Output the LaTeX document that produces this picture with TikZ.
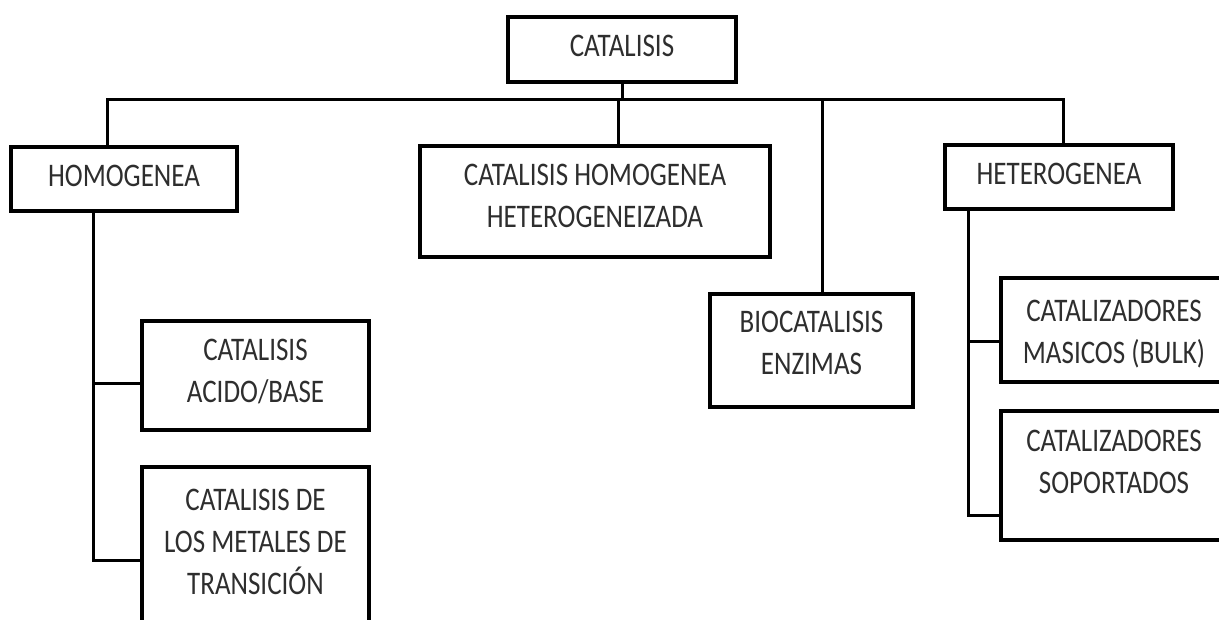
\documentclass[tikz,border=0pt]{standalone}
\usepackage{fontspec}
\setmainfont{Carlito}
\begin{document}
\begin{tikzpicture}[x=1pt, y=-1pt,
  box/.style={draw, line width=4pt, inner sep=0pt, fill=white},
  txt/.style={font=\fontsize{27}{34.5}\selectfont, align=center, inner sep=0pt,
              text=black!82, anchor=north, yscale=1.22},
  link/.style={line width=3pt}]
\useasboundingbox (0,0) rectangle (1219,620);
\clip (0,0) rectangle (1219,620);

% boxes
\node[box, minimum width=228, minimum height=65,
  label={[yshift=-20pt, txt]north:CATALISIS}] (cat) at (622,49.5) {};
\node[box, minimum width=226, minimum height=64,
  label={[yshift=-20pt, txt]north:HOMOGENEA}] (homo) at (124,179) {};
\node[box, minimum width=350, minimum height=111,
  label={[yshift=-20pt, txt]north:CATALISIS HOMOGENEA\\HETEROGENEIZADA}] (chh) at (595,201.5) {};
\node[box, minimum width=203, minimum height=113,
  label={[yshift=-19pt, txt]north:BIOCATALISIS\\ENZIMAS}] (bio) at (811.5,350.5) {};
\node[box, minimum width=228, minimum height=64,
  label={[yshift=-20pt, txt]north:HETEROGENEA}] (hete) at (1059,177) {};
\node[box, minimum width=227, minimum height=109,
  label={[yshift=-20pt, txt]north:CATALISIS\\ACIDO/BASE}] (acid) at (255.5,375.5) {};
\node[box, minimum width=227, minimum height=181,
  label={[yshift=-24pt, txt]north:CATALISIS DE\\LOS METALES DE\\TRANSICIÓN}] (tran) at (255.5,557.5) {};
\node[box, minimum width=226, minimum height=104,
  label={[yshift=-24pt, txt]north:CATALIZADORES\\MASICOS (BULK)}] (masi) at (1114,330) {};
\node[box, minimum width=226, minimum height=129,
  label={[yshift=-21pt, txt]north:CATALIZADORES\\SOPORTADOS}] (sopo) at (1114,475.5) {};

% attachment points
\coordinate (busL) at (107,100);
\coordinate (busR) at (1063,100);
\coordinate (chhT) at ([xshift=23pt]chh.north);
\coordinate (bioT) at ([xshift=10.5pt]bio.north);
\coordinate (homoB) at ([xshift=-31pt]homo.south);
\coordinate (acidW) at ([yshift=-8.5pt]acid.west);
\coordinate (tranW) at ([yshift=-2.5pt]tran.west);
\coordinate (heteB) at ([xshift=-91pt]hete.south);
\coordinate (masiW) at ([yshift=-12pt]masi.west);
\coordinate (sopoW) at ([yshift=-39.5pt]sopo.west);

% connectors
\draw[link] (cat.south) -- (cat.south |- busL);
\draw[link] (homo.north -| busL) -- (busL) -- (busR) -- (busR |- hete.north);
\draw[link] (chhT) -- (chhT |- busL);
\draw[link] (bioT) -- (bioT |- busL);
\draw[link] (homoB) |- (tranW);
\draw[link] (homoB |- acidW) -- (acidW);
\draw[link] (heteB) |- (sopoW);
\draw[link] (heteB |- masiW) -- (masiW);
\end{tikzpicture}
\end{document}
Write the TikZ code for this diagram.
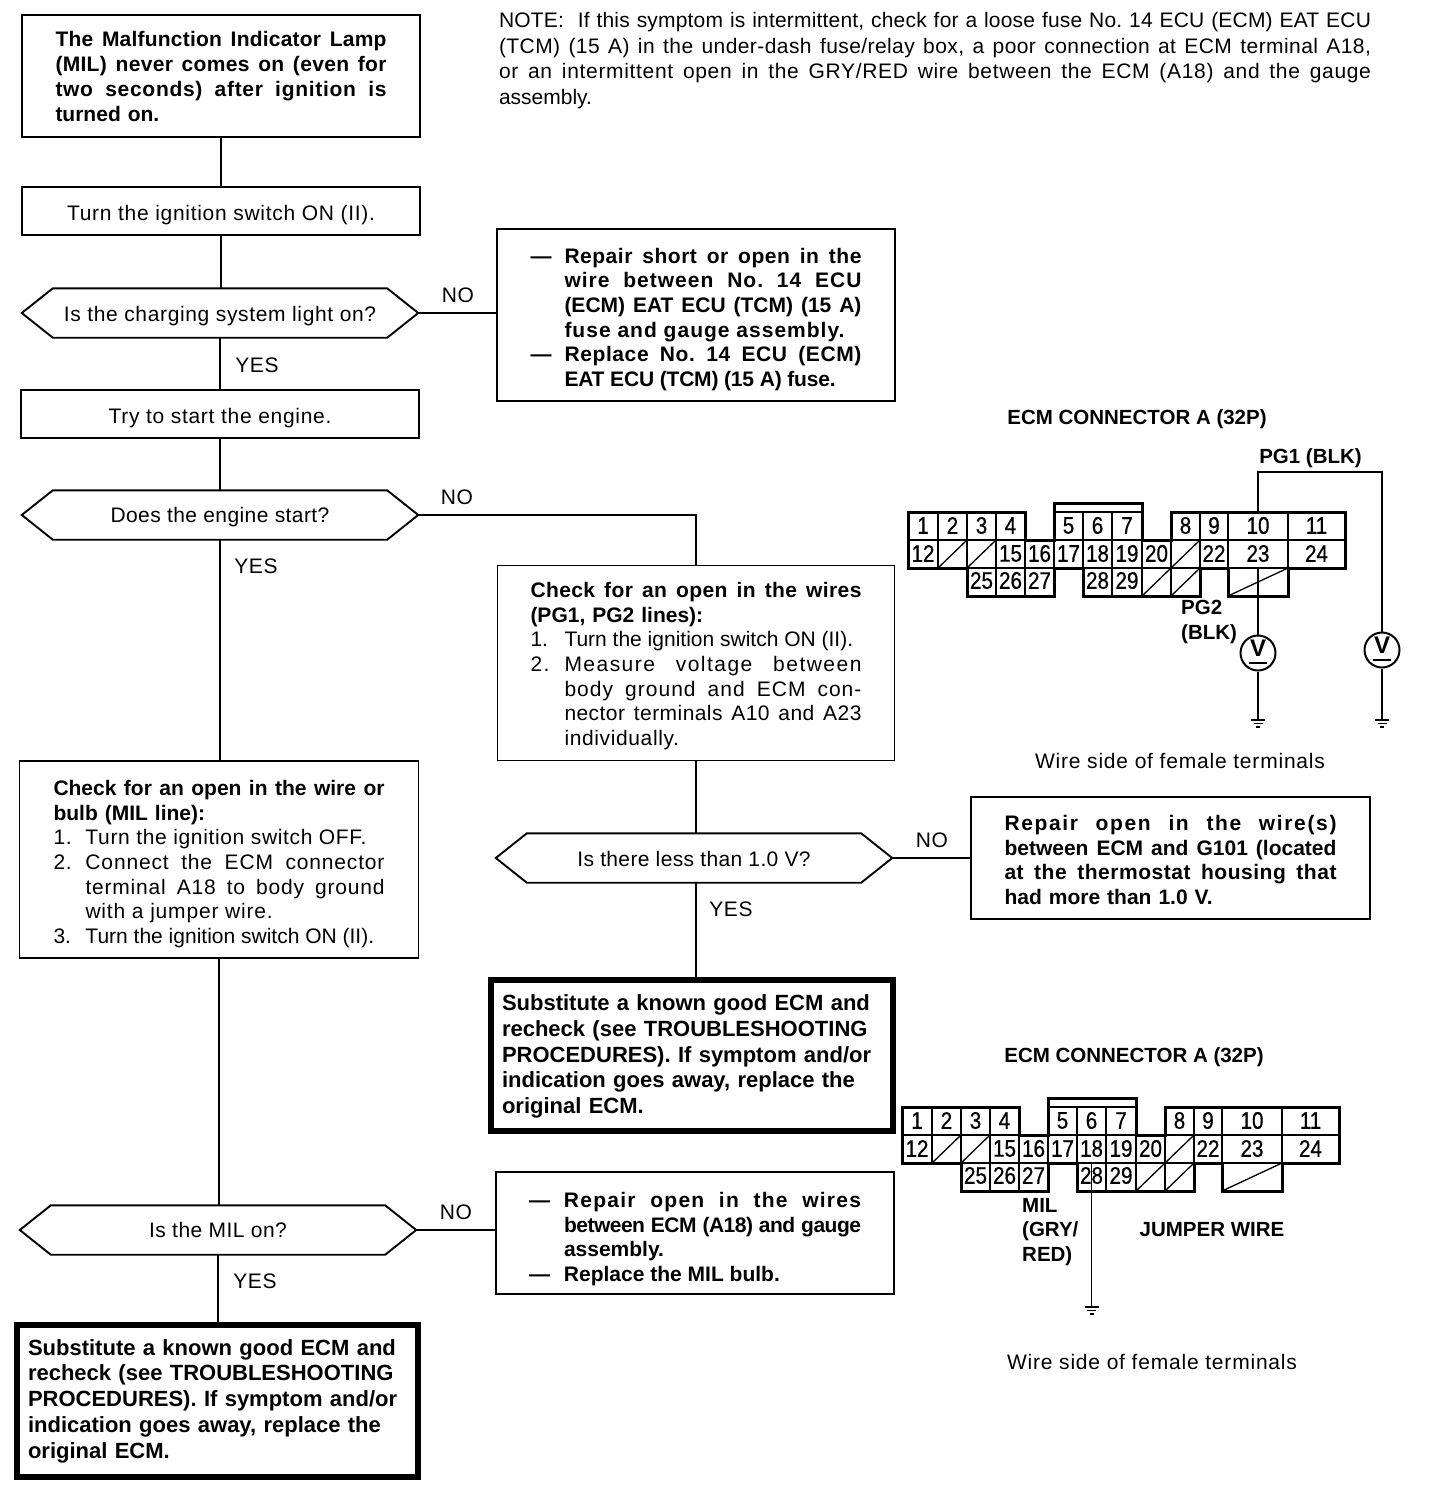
----------
- YOUR OBJECTIVE -
Could you reproduce every record above exactly, leaving out the pictures?

- FINAL RESULT -
Output the LaTeX document that produces this picture with TikZ.
\documentclass[tikz,border=0pt]{standalone}
\usepackage{fontspec}
\setmainfont{Carlito}
\begin{document}
\begin{tikzpicture}[x=1pt, y=-1pt,
  box/.style={draw, line width=4pt, inner sep=0pt, fill=white},
  txt/.style={font=\fontsize{27}{34.5}\selectfont, align=center, inner sep=0pt,
              text=black!82, anchor=north, yscale=1.22},
  link/.style={line width=3pt}]
\useasboundingbox (0,0) rectangle (1219,620);
\clip (0,0) rectangle (1219,620);

% boxes
\node[box, minimum width=228, minimum height=65,
  label={[yshift=-20pt, txt]north:CATALISIS}] (cat) at (622,49.5) {};
\node[box, minimum width=226, minimum height=64,
  label={[yshift=-20pt, txt]north:HOMOGENEA}] (homo) at (124,179) {};
\node[box, minimum width=350, minimum height=111,
  label={[yshift=-20pt, txt]north:CATALISIS HOMOGENEA\\HETEROGENEIZADA}] (chh) at (595,201.5) {};
\node[box, minimum width=203, minimum height=113,
  label={[yshift=-19pt, txt]north:BIOCATALISIS\\ENZIMAS}] (bio) at (811.5,350.5) {};
\node[box, minimum width=228, minimum height=64,
  label={[yshift=-20pt, txt]north:HETEROGENEA}] (hete) at (1059,177) {};
\node[box, minimum width=227, minimum height=109,
  label={[yshift=-20pt, txt]north:CATALISIS\\ACIDO/BASE}] (acid) at (255.5,375.5) {};
\node[box, minimum width=227, minimum height=181,
  label={[yshift=-24pt, txt]north:CATALISIS DE\\LOS METALES DE\\TRANSICIÓN}] (tran) at (255.5,557.5) {};
\node[box, minimum width=226, minimum height=104,
  label={[yshift=-24pt, txt]north:CATALIZADORES\\MASICOS (BULK)}] (masi) at (1114,330) {};
\node[box, minimum width=226, minimum height=129,
  label={[yshift=-21pt, txt]north:CATALIZADORES\\SOPORTADOS}] (sopo) at (1114,475.5) {};

% attachment points
\coordinate (busL) at (107,100);
\coordinate (busR) at (1063,100);
\coordinate (chhT) at ([xshift=23pt]chh.north);
\coordinate (bioT) at ([xshift=10.5pt]bio.north);
\coordinate (homoB) at ([xshift=-31pt]homo.south);
\coordinate (acidW) at ([yshift=-8.5pt]acid.west);
\coordinate (tranW) at ([yshift=-2.5pt]tran.west);
\coordinate (heteB) at ([xshift=-91pt]hete.south);
\coordinate (masiW) at ([yshift=-12pt]masi.west);
\coordinate (sopoW) at ([yshift=-39.5pt]sopo.west);

% connectors
\draw[link] (cat.south) -- (cat.south |- busL);
\draw[link] (homo.north -| busL) -- (busL) -- (busR) -- (busR |- hete.north);
\draw[link] (chhT) -- (chhT |- busL);
\draw[link] (bioT) -- (bioT |- busL);
\draw[link] (homoB) |- (tranW);
\draw[link] (homoB |- acidW) -- (acidW);
\draw[link] (heteB) |- (sopoW);
\draw[link] (heteB |- masiW) -- (masiW);
\end{tikzpicture}
\end{document}
Write the TikZ code for this diagram.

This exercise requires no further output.